Reproduce the listing below from the line with "Rebuild this chart" to the line with "fig = go.Figure()", both lines included, character for character, minus any pictures.

··· DATA LISTING

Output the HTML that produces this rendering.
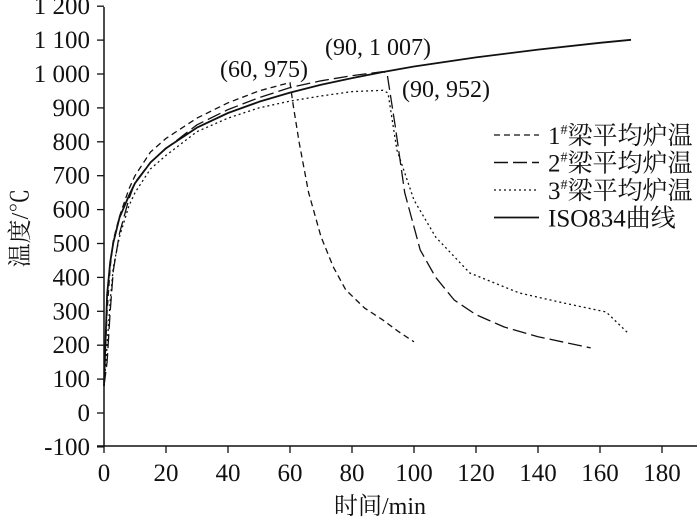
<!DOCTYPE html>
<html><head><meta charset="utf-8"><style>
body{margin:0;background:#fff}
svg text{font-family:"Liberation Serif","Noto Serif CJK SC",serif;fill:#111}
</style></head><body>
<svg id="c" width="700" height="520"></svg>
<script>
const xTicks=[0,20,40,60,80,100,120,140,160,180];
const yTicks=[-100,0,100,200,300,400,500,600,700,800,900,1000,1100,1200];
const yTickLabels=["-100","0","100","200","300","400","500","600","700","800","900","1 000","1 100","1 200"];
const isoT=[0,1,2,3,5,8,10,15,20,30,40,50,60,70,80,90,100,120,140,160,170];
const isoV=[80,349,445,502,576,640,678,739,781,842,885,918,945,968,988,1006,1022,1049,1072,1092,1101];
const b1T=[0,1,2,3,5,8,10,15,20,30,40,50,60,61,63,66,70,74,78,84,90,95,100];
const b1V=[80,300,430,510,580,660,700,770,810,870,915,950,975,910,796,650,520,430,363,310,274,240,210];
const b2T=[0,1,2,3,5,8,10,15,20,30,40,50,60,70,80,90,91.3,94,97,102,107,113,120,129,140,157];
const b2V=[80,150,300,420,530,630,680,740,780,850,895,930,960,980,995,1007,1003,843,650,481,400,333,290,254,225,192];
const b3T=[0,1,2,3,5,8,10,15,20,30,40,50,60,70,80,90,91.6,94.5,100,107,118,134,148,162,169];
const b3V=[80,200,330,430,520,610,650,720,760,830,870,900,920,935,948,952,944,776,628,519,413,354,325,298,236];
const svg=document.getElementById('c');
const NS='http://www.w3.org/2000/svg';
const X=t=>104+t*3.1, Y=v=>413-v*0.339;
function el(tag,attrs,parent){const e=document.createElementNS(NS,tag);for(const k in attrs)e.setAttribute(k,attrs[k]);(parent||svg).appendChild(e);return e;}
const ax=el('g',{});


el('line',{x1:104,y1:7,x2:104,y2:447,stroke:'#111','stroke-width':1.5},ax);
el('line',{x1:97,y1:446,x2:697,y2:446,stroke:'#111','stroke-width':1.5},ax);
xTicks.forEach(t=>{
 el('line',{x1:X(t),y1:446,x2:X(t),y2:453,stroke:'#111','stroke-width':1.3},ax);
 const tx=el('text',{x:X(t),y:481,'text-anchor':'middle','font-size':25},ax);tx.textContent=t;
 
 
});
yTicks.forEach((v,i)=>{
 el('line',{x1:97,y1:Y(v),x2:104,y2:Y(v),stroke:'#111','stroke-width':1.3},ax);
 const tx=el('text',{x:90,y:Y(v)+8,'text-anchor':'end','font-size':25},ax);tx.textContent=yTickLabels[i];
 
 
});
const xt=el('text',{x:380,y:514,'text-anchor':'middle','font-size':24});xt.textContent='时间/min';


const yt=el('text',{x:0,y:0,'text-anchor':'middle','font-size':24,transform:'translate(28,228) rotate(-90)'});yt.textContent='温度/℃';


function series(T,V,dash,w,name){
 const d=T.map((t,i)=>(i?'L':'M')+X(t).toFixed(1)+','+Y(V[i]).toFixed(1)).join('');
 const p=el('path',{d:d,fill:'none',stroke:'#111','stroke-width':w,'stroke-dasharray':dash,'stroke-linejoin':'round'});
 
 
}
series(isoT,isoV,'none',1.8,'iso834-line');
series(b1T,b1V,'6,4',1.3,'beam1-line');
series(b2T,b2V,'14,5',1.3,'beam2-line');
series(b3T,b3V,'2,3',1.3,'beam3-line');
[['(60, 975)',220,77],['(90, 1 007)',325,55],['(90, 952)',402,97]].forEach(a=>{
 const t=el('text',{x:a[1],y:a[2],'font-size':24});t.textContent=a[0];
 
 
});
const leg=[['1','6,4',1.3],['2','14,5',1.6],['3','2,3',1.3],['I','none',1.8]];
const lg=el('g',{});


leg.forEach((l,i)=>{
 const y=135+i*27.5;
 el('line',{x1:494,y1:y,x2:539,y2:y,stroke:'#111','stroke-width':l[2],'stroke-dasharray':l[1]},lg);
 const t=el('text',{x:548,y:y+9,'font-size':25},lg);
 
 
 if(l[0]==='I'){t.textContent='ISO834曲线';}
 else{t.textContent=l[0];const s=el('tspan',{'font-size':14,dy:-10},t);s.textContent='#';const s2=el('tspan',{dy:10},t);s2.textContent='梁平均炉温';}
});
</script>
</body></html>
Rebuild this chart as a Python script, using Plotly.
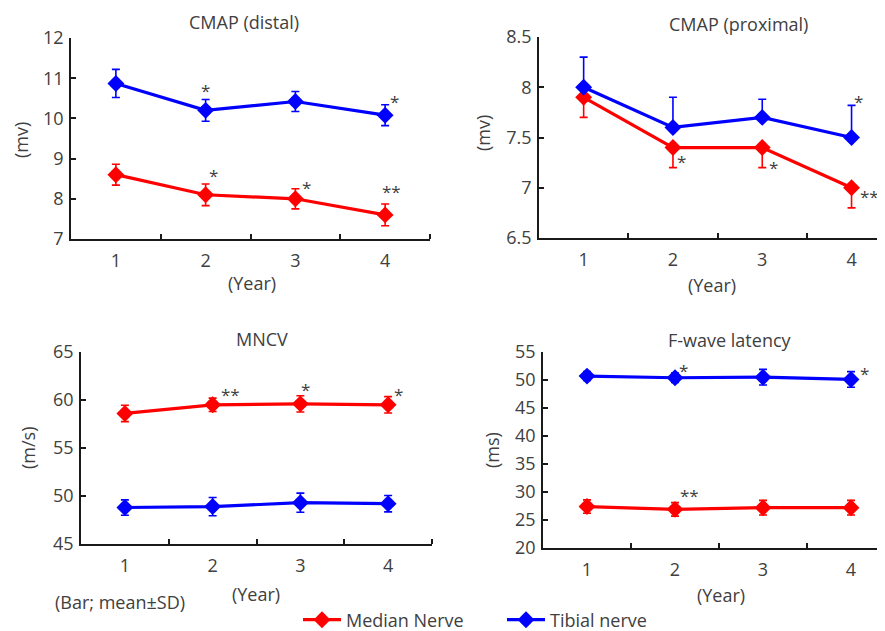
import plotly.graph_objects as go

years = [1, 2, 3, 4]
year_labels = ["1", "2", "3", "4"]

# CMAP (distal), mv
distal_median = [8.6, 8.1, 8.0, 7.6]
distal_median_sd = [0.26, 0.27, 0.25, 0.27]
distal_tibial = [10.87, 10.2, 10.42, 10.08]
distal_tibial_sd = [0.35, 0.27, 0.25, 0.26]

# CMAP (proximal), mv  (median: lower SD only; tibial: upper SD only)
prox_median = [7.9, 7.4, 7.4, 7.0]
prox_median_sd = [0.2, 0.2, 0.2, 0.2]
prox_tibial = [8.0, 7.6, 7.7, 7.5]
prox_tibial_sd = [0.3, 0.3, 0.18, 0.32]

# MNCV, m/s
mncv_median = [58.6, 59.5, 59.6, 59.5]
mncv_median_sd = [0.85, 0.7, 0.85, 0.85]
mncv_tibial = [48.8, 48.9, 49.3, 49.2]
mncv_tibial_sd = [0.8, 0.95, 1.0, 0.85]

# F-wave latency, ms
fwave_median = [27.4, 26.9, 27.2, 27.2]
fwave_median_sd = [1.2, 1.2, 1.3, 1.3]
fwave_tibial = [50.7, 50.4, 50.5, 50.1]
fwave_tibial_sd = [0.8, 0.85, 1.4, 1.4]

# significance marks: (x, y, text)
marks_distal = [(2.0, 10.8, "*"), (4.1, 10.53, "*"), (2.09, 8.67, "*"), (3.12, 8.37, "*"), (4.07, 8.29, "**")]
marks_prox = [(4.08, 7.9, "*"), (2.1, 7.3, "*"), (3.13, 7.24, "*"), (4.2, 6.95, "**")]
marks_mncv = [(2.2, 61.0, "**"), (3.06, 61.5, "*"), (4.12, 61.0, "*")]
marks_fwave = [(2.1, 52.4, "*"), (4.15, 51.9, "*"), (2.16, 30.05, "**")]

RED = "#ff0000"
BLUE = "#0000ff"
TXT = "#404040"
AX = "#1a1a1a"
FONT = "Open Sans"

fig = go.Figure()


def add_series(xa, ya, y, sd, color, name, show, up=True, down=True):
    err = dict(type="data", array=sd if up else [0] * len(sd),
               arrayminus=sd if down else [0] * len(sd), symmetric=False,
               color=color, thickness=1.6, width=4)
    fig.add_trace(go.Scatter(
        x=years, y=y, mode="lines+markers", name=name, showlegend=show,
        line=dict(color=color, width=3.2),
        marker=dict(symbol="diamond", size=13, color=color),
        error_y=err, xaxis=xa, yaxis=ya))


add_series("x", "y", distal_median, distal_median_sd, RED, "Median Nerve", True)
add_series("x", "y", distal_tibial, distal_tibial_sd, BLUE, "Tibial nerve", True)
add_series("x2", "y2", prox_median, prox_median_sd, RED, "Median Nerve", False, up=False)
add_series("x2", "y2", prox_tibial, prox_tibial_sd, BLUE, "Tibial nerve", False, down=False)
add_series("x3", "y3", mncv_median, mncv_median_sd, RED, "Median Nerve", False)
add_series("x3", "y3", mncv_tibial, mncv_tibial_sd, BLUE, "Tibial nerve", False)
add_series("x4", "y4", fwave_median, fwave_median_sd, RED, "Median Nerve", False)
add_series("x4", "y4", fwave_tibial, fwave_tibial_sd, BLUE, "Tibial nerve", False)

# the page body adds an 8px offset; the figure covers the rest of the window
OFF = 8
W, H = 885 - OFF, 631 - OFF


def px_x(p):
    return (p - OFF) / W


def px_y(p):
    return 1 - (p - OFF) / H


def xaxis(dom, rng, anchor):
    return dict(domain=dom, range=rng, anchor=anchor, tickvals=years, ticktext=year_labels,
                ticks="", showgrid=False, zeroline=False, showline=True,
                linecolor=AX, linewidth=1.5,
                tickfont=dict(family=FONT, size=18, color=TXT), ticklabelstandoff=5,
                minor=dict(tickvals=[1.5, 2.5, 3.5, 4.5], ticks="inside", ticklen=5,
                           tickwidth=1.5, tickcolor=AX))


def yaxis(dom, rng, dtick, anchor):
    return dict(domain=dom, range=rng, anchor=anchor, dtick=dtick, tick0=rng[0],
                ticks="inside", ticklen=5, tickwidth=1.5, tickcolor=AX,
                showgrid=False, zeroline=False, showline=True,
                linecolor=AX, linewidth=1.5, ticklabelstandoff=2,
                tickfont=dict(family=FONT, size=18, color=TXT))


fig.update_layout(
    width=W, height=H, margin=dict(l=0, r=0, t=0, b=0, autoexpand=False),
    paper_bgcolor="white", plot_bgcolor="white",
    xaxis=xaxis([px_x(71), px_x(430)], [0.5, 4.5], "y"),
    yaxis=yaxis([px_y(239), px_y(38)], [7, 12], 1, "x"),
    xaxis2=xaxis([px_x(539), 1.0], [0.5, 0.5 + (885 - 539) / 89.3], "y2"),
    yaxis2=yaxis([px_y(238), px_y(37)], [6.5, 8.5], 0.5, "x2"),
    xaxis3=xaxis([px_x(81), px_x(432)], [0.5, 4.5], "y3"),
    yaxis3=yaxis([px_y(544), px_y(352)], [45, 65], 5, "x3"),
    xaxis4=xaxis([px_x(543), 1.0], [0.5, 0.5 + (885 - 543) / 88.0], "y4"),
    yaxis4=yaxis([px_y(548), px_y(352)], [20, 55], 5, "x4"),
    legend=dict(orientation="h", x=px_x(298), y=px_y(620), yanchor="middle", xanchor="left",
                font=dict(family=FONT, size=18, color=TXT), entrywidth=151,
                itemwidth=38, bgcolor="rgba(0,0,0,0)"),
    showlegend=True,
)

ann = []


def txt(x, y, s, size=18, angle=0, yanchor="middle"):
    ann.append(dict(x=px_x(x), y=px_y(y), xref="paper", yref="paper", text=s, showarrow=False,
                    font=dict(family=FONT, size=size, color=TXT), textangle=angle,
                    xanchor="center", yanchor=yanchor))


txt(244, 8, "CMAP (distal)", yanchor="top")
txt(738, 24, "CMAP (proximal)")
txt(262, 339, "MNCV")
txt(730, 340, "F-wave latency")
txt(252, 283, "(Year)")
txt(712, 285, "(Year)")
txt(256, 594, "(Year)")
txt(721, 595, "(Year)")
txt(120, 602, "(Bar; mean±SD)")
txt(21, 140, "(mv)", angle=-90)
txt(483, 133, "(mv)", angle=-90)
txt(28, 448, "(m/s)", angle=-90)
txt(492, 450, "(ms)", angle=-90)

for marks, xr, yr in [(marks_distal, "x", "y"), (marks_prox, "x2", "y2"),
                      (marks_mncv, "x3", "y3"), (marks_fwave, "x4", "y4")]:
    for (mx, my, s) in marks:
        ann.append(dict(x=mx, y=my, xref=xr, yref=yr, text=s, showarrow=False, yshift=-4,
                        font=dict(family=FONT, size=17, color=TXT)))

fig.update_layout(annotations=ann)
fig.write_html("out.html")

······

FINISHED ANSWER »
Rebuild this chart as a Python script, using Plotly.
import plotly.graph_objects as go

years = [1, 2, 3, 4]
year_labels = ["1", "2", "3", "4"]

# CMAP (distal), mv
distal_median = [8.6, 8.1, 8.0, 7.6]
distal_median_sd = [0.26, 0.27, 0.25, 0.27]
distal_tibial = [10.87, 10.2, 10.42, 10.08]
distal_tibial_sd = [0.35, 0.27, 0.25, 0.26]

# CMAP (proximal), mv  (median: lower SD only; tibial: upper SD only)
prox_median = [7.9, 7.4, 7.4, 7.0]
prox_median_sd = [0.2, 0.2, 0.2, 0.2]
prox_tibial = [8.0, 7.6, 7.7, 7.5]
prox_tibial_sd = [0.3, 0.3, 0.18, 0.32]

# MNCV, m/s
mncv_median = [58.6, 59.5, 59.6, 59.5]
mncv_median_sd = [0.85, 0.7, 0.85, 0.85]
mncv_tibial = [48.8, 48.9, 49.3, 49.2]
mncv_tibial_sd = [0.8, 0.95, 1.0, 0.85]

# F-wave latency, ms
fwave_median = [27.4, 26.9, 27.2, 27.2]
fwave_median_sd = [1.2, 1.2, 1.3, 1.3]
fwave_tibial = [50.7, 50.4, 50.5, 50.1]
fwave_tibial_sd = [0.8, 0.85, 1.4, 1.4]

# significance marks: (x, y, text)
marks_distal = [(2.0, 10.8, "*"), (4.1, 10.53, "*"), (2.09, 8.67, "*"), (3.12, 8.37, "*"), (4.07, 8.29, "**")]
marks_prox = [(4.08, 7.9, "*"), (2.1, 7.3, "*"), (3.13, 7.24, "*"), (4.2, 6.95, "**")]
marks_mncv = [(2.2, 61.0, "**"), (3.06, 61.5, "*"), (4.12, 61.0, "*")]
marks_fwave = [(2.1, 52.4, "*"), (4.15, 51.9, "*"), (2.16, 30.05, "**")]

RED = "#ff0000"
BLUE = "#0000ff"
TXT = "#404040"
AX = "#1a1a1a"
FONT = "Open Sans"

fig = go.Figure()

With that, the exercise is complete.